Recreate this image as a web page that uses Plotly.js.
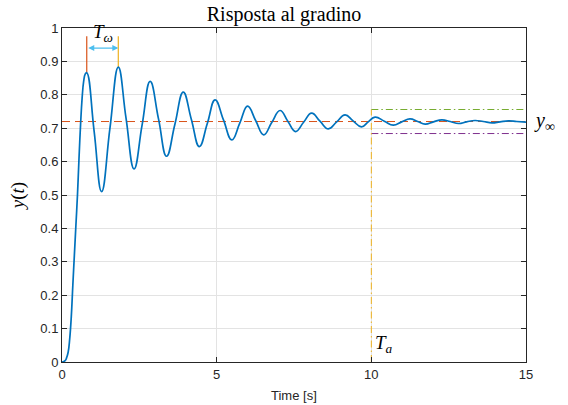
<!DOCTYPE html>
<html>
<head>
<meta charset="utf-8">
<script src="https://cdn.plot.ly/plotly-3.0.1.min.js"></script>
<style>html,body{margin:0;padding:0;background:#fff;}#chart{width:568px;height:405px;}</style>
</head>
<body>
<div id="chart"></div>
<script>
// Step response samples (time in s, output y)
var timeS = [0, 0.1, 0.15, 0.2, 0.25, 0.3, 0.35, 0.4, 0.45, 0.5, 0.55, 0.6, 0.65, 0.7, 0.75, 0.8,
  1.04, 1.28, 1.55, 1.82, 2.07, 2.33, 2.59, 2.85, 3.12, 3.38, 3.65, 3.92, 4.18, 4.44, 4.70, 4.95,
  5.22, 5.49, 5.75, 6.00, 6.26, 6.52, 6.78, 7.05, 7.30, 7.55, 7.81, 8.07, 8.34, 8.61, 8.88, 9.15,
  9.41, 9.68, 9.90, 10.12, 10.42, 10.71, 10.98, 11.25, 11.50, 11.74, 12.01, 12.28, 12.55, 12.82,
  13.08, 13.35, 13.62, 13.90, 14.16, 14.43, 14.70, 15.0];
var response = [0, 0.004, 0.013, 0.03, 0.07, 0.135, 0.23, 0.32, 0.41, 0.50, 0.61, 0.71, 0.79, 0.84, 0.862, 0.866,
  0.69, 0.51, 0.70, 0.883, 0.73, 0.578, 0.71, 0.84, 0.728, 0.616, 0.712, 0.808, 0.727, 0.645, 0.715, 0.785,
  0.725, 0.665, 0.716, 0.766, 0.723, 0.680, 0.717, 0.753, 0.721, 0.690, 0.718, 0.745, 0.721, 0.698, 0.719, 0.740,
  0.722, 0.704, 0.719, 0.733, 0.721, 0.709, 0.719, 0.728, 0.720, 0.712, 0.719, 0.725, 0.720, 0.714,
  0.719, 0.723, 0.720, 0.716, 0.719, 0.722, 0.720, 0.718];

var steadyValue = 0.72;
var bandLow = 0.684, bandHigh = 0.756;
var settlingTime = 10;
var peakTimes = [0.80, 1.82];
var peakValues = [0.866, 0.883];
var markerTop = 0.975;
var arrowLevel = 0.94;
var tEnd = 15;

var xTicks = [0, 5, 10, 15];
var yTicks = [0, 0.1, 0.2, 0.3, 0.4, 0.5, 0.6, 0.7, 0.8, 0.9, 1];
var yTickText = ['0', '0.1', '0.2', '0.3', '0.4', '0.5', '0.6', '0.7', '0.8', '0.9', '1'];

var traces = [
  {x: [0, tEnd], y: [steadyValue, steadyValue], mode: 'lines',
   line: {color: '#D95319', width: 1, dash: '8px,5px'}, hoverinfo: 'skip'},
  {x: [settlingTime, tEnd], y: [bandHigh, bandHigh], mode: 'lines',
   line: {color: '#77AC30', width: 1, dash: '7px,3px,1.5px,3px'}, hoverinfo: 'skip'},
  {x: [settlingTime, tEnd], y: [bandLow, bandLow], mode: 'lines',
   line: {color: '#7E2F8E', width: 1, dash: '7px,3px,1.5px,3px'}, hoverinfo: 'skip'},
  {x: [settlingTime, settlingTime], y: [0, bandHigh], mode: 'lines',
   line: {color: '#EDB120', width: 1, dash: '7px,3px,1.5px,3px'}, hoverinfo: 'skip'},
  {x: [peakTimes[0], peakTimes[0]], y: [peakValues[0], markerTop], mode: 'lines',
   line: {color: '#D95319', width: 1.2}, hoverinfo: 'skip'},
  {x: [peakTimes[1], peakTimes[1]], y: [peakValues[1], markerTop], mode: 'lines',
   line: {color: '#EDB120', width: 1.2}, hoverinfo: 'skip'},
  {x: timeS, y: response, mode: 'lines',
   line: {color: '#0072BD', width: 1.7, shape: 'spline', smoothing: 1.3}, hoverinfo: 'skip'}
];

var serif = 'Liberation Serif, serif';
var sans = 'Liberation Sans, Arial, sans-serif';
var layout = {
  width: 568, height: 405,
  margin: {l: 62, r: 42, t: 28, b: 43},
  paper_bgcolor: '#ffffff', plot_bgcolor: '#ffffff',
  showlegend: false,
  title: {text: 'Risposta al gradino', font: {family: serif, size: 20, color: '#000'},
          x: 0.5, xanchor: 'center', y: 0.965, yanchor: 'middle'},
  xaxis: {
    range: [0, tEnd], tickvals: xTicks, ticktext: xTicks.map(String),
    showgrid: true, gridcolor: '#e3e3e3', gridwidth: 1, zeroline: false,
    showline: true, linecolor: '#262626', linewidth: 1, mirror: 'ticks',
    ticks: 'inside', ticklen: 5, tickcolor: '#262626',
    tickfont: {family: sans, size: 13, color: '#262626'}
  },
  yaxis: {
    range: [0, 1], tickvals: yTicks, ticktext: yTickText,
    showgrid: true, gridcolor: '#e3e3e3', gridwidth: 1, zeroline: false,
    showline: true, linecolor: '#262626', linewidth: 1, mirror: 'ticks',
    ticks: 'inside', ticklen: 5, tickcolor: '#262626',
    tickfont: {family: sans, size: 13, color: '#262626'},
    title: {text: '<i>y</i>(<i>t</i>)', font: {family: serif, size: 19, color: '#000'}, standoff: 10}
  },
  annotations: [
    {x: 0.5, y: 0, xref: 'paper', yref: 'paper', yanchor: 'top', yshift: -24,
     text: 'Time [s]', showarrow: false, font: {family: sans, size: 13, color: '#262626'}},
    {x: peakTimes[1], y: arrowLevel, ax: peakTimes[0], ay: arrowLevel, xref: 'x', yref: 'y',
     axref: 'x', ayref: 'y', text: '', showarrow: true, arrowhead: 2, arrowside: 'end+start',
     arrowsize: 1, arrowwidth: 1.2, arrowcolor: '#4DBEEE', standoff: 0, startstandoff: 0},
    {x: (peakTimes[0] + peakTimes[1]) / 2, y: arrowLevel, xref: 'x', yref: 'y',
     text: '<i>T</i><sub><i>ω</i></sub>', showarrow: false, yanchor: 'bottom', yshift: 1,
     font: {family: serif, size: 19, color: '#000'}},
    {x: 1, y: steadyValue, xref: 'paper', yref: 'y', xanchor: 'left', xshift: 6,
     text: '<i>y</i><sub>∞</sub>', showarrow: false,
     font: {family: serif, size: 20, color: '#000'}},
    {x: settlingTime, y: 0.055, xref: 'x', yref: 'y', xanchor: 'left', xshift: 2,
     text: '<i>T</i><sub><i>a</i></sub>', showarrow: false,
     font: {family: serif, size: 19, color: '#000'}}
  ]
};

Plotly.newPlot('chart', traces, layout, {displayModeBar: false, staticPlot: true});
</script>
</body>
</html>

**EXERCISE AIM:** Your task is to reproduce exactly the lines from the start of the data above through the line containing "var tEnd = 15;", leaving every picture out.

**REPLY TO THE TASK:**
Recreate this image as a web page that uses Plotly.js.
<!DOCTYPE html>
<html>
<head>
<meta charset="utf-8">
<script src="https://cdn.plot.ly/plotly-3.0.1.min.js"></script>
<style>html,body{margin:0;padding:0;background:#fff;}#chart{width:568px;height:405px;}</style>
</head>
<body>
<div id="chart"></div>
<script>
// Step response samples (time in s, output y)
var timeS = [0, 0.1, 0.15, 0.2, 0.25, 0.3, 0.35, 0.4, 0.45, 0.5, 0.55, 0.6, 0.65, 0.7, 0.75, 0.8,
  1.04, 1.28, 1.55, 1.82, 2.07, 2.33, 2.59, 2.85, 3.12, 3.38, 3.65, 3.92, 4.18, 4.44, 4.70, 4.95,
  5.22, 5.49, 5.75, 6.00, 6.26, 6.52, 6.78, 7.05, 7.30, 7.55, 7.81, 8.07, 8.34, 8.61, 8.88, 9.15,
  9.41, 9.68, 9.90, 10.12, 10.42, 10.71, 10.98, 11.25, 11.50, 11.74, 12.01, 12.28, 12.55, 12.82,
  13.08, 13.35, 13.62, 13.90, 14.16, 14.43, 14.70, 15.0];
var response = [0, 0.004, 0.013, 0.03, 0.07, 0.135, 0.23, 0.32, 0.41, 0.50, 0.61, 0.71, 0.79, 0.84, 0.862, 0.866,
  0.69, 0.51, 0.70, 0.883, 0.73, 0.578, 0.71, 0.84, 0.728, 0.616, 0.712, 0.808, 0.727, 0.645, 0.715, 0.785,
  0.725, 0.665, 0.716, 0.766, 0.723, 0.680, 0.717, 0.753, 0.721, 0.690, 0.718, 0.745, 0.721, 0.698, 0.719, 0.740,
  0.722, 0.704, 0.719, 0.733, 0.721, 0.709, 0.719, 0.728, 0.720, 0.712, 0.719, 0.725, 0.720, 0.714,
  0.719, 0.723, 0.720, 0.716, 0.719, 0.722, 0.720, 0.718];

var steadyValue = 0.72;
var bandLow = 0.684, bandHigh = 0.756;
var settlingTime = 10;
var peakTimes = [0.80, 1.82];
var peakValues = [0.866, 0.883];
var markerTop = 0.975;
var arrowLevel = 0.94;
var tEnd = 15;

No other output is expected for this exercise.